CHENEY SURGERY POSTPONES TRIP TO HELL
Associated Press - Former Vice President Dick Cheney announced Wednesday he was cancelling a date with the Devil, after successful surgery to implant a heart-pump.
"I've been experiencing increasing congestive heart failure, but this new device they've put in my chest has me feeling a lot better," Cheney said in a written statement. "Of course, Lucifer and I made a deal long ago that I am to go straight to Hell upon my death, and burn for all eternity. But thanks to the ingenuity of my surgeons at the Mayo Clinic, that won't be happening for a while yet."

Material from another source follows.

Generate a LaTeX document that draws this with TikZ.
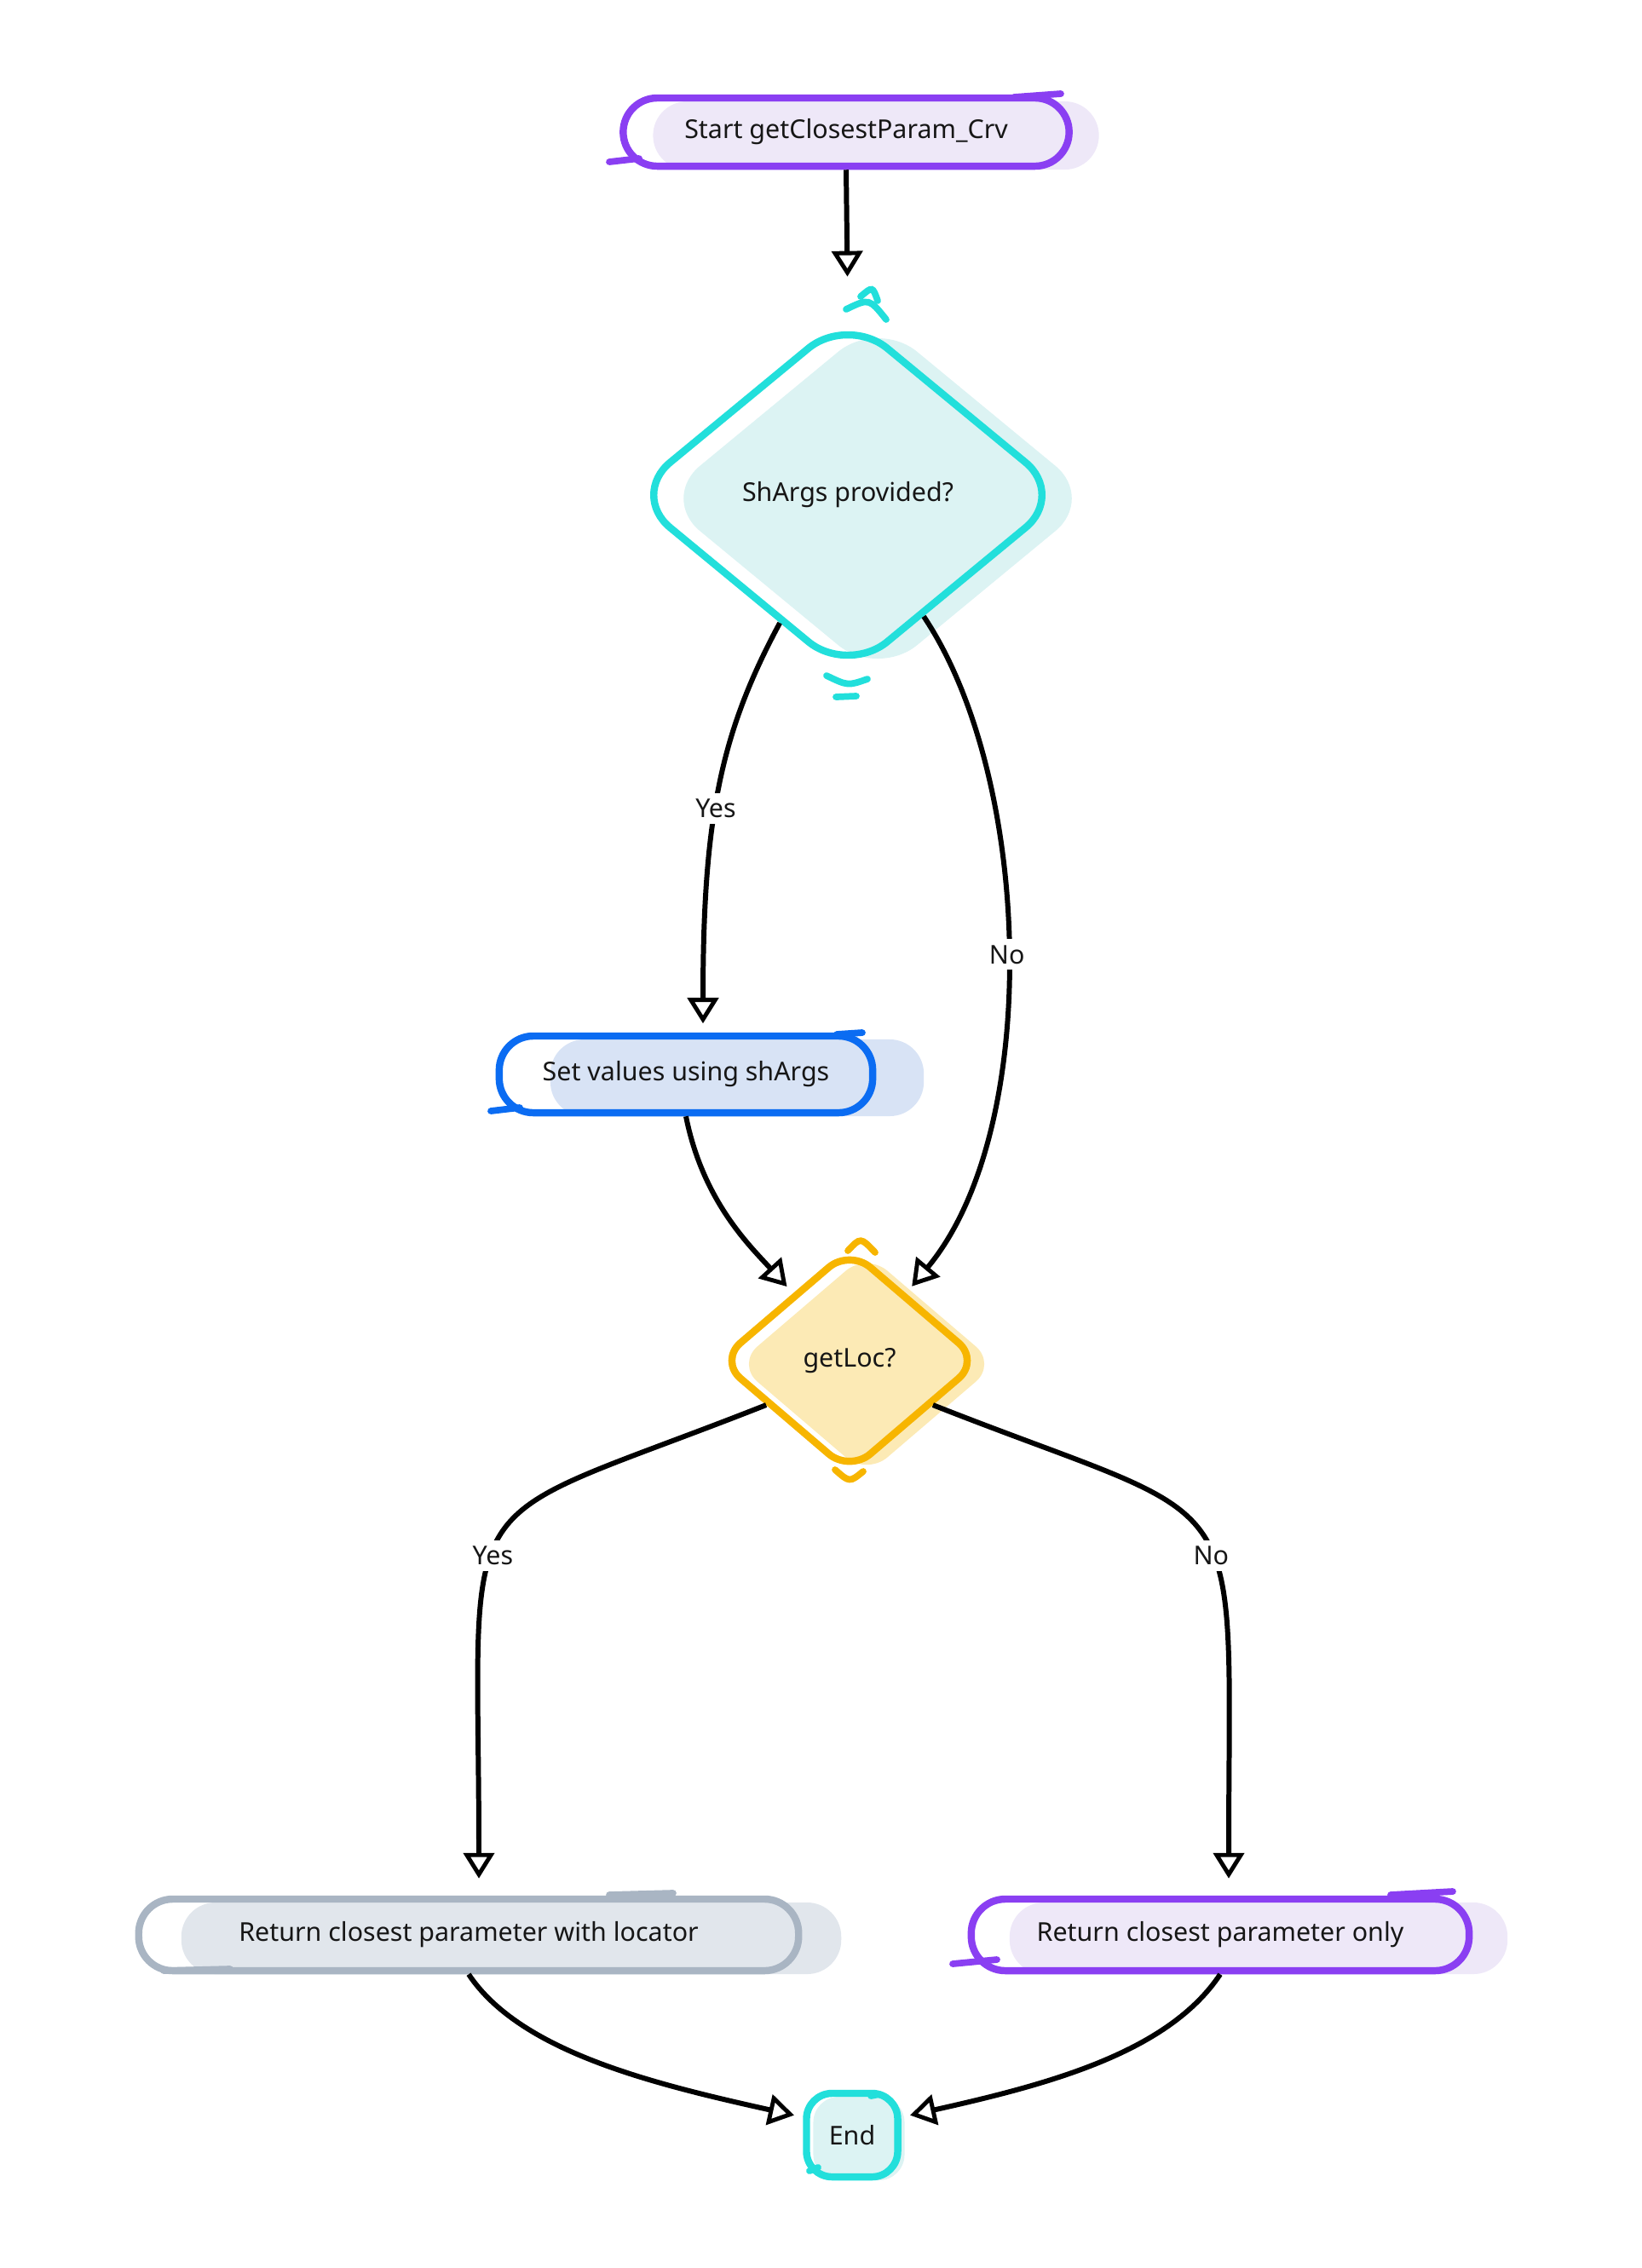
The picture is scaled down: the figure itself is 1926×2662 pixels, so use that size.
\documentclass[tikz,border=0pt]{standalone}
\usepackage{fontspec}
\setmainfont{Noto Sans}
\usepackage{tikz}
\usetikzlibrary{shapes.geometric}
\usetikzlibrary{arrows.meta}

\definecolor{purpleline}{HTML}{8A3FF2}
\definecolor{purplefill}{HTML}{EEE8F8}
\definecolor{tealline}{HTML}{22DFDB}
\definecolor{tealfill}{HTML}{DCF3F3}
\definecolor{blueline}{HTML}{0B6CF2}
\definecolor{bluefill}{HTML}{D8E3F5}
\definecolor{yellowline}{HTML}{F7B500}
\definecolor{yellowfill}{HTML}{FCEAB5}
\definecolor{grayline}{HTML}{A9B5C3}
\definecolor{grayfill}{HTML}{E1E6EC}
\definecolor{ink}{HTML}{161616}

\tikzset{
	every node/.style={font=\fontsize{8.65}{10.5}\selectfont, text=ink},
	sketch/.style={line width=2.4pt, line join=round, line cap=round},
	flick/.style={line width=2.2pt, line cap=round},
	shade/.style 2 args={preaction={fill=#1, draw=none, transform canvas={xshift=#2, yshift=-0.04cm}}},
	pill/.style={sketch, rectangle, rounded corners=0.4cm, inner sep=0pt},
	startbox/.style={pill, draw=purpleline, shade={purplefill}{0.35cm}, minimum width=5.23cm, minimum height=0.8cm},
	setbox/.style={pill, draw=blueline, shade={bluefill}{0.6cm}, minimum width=4.38cm, minimum height=0.9cm},
	locbox/.style={pill, draw=grayline, shade={grayfill}{0.5cm}, minimum width=7.74cm, minimum height=0.84cm},
	onlybox/.style={pill, draw=purpleline, shade={purplefill}{0.45cm}, minimum width=5.84cm, minimum height=0.84cm},
	endbox/.style={sketch, rectangle, rounded corners=0.3cm, draw=tealline, shade={tealfill}{0.08cm}, minimum width=1.07cm, minimum height=0.98cm, inner sep=0pt},
	askbig/.style={sketch, diamond, rounded corners=0.6cm, draw=tealline, shade={tealfill}{0.35cm}, minimum width=5.13cm, minimum height=4.24cm, inner sep=0pt},
	asksmall/.style={sketch, diamond, rounded corners=0.32cm, draw=yellowline, shade={yellowfill}{0.2cm}, minimum width=3.08cm, minimum height=2.64cm, inner sep=0pt},
	flow/.style={line width=1.7pt, draw=black, -{Triangle[open, length=0.3cm, width=0.36cm, line width=1.4pt]}, shorten >=3pt},
	lbl/.style={fill=white, inner sep=2pt}
}

\begin{document}
\begin{tikzpicture}[x=0.01cm, y=-0.01cm]
	\useasboundingbox (0,0) rectangle (1926,2662);

	% draw nodes
	\node[startbox] (start) at (993,155) {Start getClosestParam\_Crv};
	\node[askbig] (shargs) at (995,581) {ShArgs provided?};
	\node[setbox] (setv) at (805,1261) {Set values using shArgs};
	\node[asksmall] (getloc) at (997,1597) {getLoc?};
	\node[locbox] (retloc) at (550,2271) {Return closest parameter with locator};
	\node[onlybox] (retonly) at (1432,2271) {Return closest parameter only};
	\node[endbox] (finish) at (1000,2506) {End};

	% draw flicks
	\draw[flick, tealline] (1010,348) .. controls (1024,336) .. (1030,353);
	\draw[flick, tealline] (993,363) .. controls (1020,350) .. (1040,375);
	\draw[flick, tealline] (970,793) .. controls (995,805) .. (1018,797);
	\draw[flick, tealline] (981,818) -- (1005,817);
	\draw[flick, yellowline] (995,1468) .. controls (1010,1452) .. (1027,1470);
	\draw[flick, yellowline] (980,1725) .. controls (997,1740) .. (1013,1727);
	\draw[flick, purpleline] (1190,114) -- (1245,110);
	\draw[flick, purpleline] (715,190) -- (750,186);
	\draw[flick, blueline] (982,1214) -- (1012,1212);
	\draw[flick, blueline] (576,1304) -- (610,1300);
	\draw[flick, grayline] (715,2224) -- (790,2222);
	\draw[flick, grayline] (192,2313) -- (270,2311);
	\draw[flick, purpleline] (1632,2224) -- (1705,2220);
	\draw[flick, purpleline] (1118,2305) -- (1170,2300);
	\draw[flick, tealline] (1022,2460) -- (1032,2458);
	\draw[flick, tealline] (950,2548) -- (960,2544);

	% draw arrows
	\draw[flow, shorten >=0.4cm] (start.south) -- (shargs.north);
	\draw[flow] (shargs.-118) .. controls +(-70,130) and +(0,-250) .. ([xshift=0.2cm]setv.north) node[lbl, pos=0.55] {Yes};
	\draw[flow] (shargs.-58) .. controls +(128,191) and +(160,-192) .. (getloc.50) node[lbl, pos=0.5] {No};
	\draw[flow] (setv.south) .. controls +(20,100) and +(-50,-55) .. (getloc.130);
	\draw[flow, shorten >=0.2cm] (getloc.-152) .. controls +(-380,150) and +(0,-500) .. ([xshift=0.12cm]retloc.north) node[lbl, pos=0.55] {Yes};
	\draw[flow, shorten >=0.2cm] (getloc.-28) .. controls +(380,150) and +(0,-500) .. ([xshift=0.1cm]retonly.north) node[lbl, pos=0.55] {No};
	\draw[flow] (retloc.south) .. controls +(60,90) and +(-180,-40) .. (finish.160);
	\draw[flow] (retonly.south) .. controls +(-60,90) and +(180,-40) .. (finish.20);
\end{tikzpicture}
\end{document}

The former vice president, 69, has a long history of heart trouble. He suffered a heart attack earlier this year, his fifth since the age of 37.
Cheney also has made a long career of doing the Devil's work on earth. His distortion and fabrication of intelligence data on Saddam Hussein's possession of weapons of mass destruction to justify the Iraq War in 2003 is but one of a long list of diabolical deeds.
Now, some are attributing the BP oil spill in the Gulf of Mexico to his handiwork. See an explanation here: http://therealnews.com/t2/index.php?option=com_content&task=view&id=31&Itemid=74&jumival=5163
AP contacted Lucifer for comment on this latest development. In an e-mail response, the Prince of
Darkness said he congratulates Cheney on his successful surgery and hopes he's recuperating well.
"I'm in no hurry to bring the former Vice President to Hell," Lucifer wrote.
,
"In fact, I'm anxious to keep him alive a while longer, so he can finish doing my evil bidding. However, Mr. Cheney should be aware that five minutes after he's dead, he's coming here for a very long stay."
No word yet on when Cheney will be released from hospital.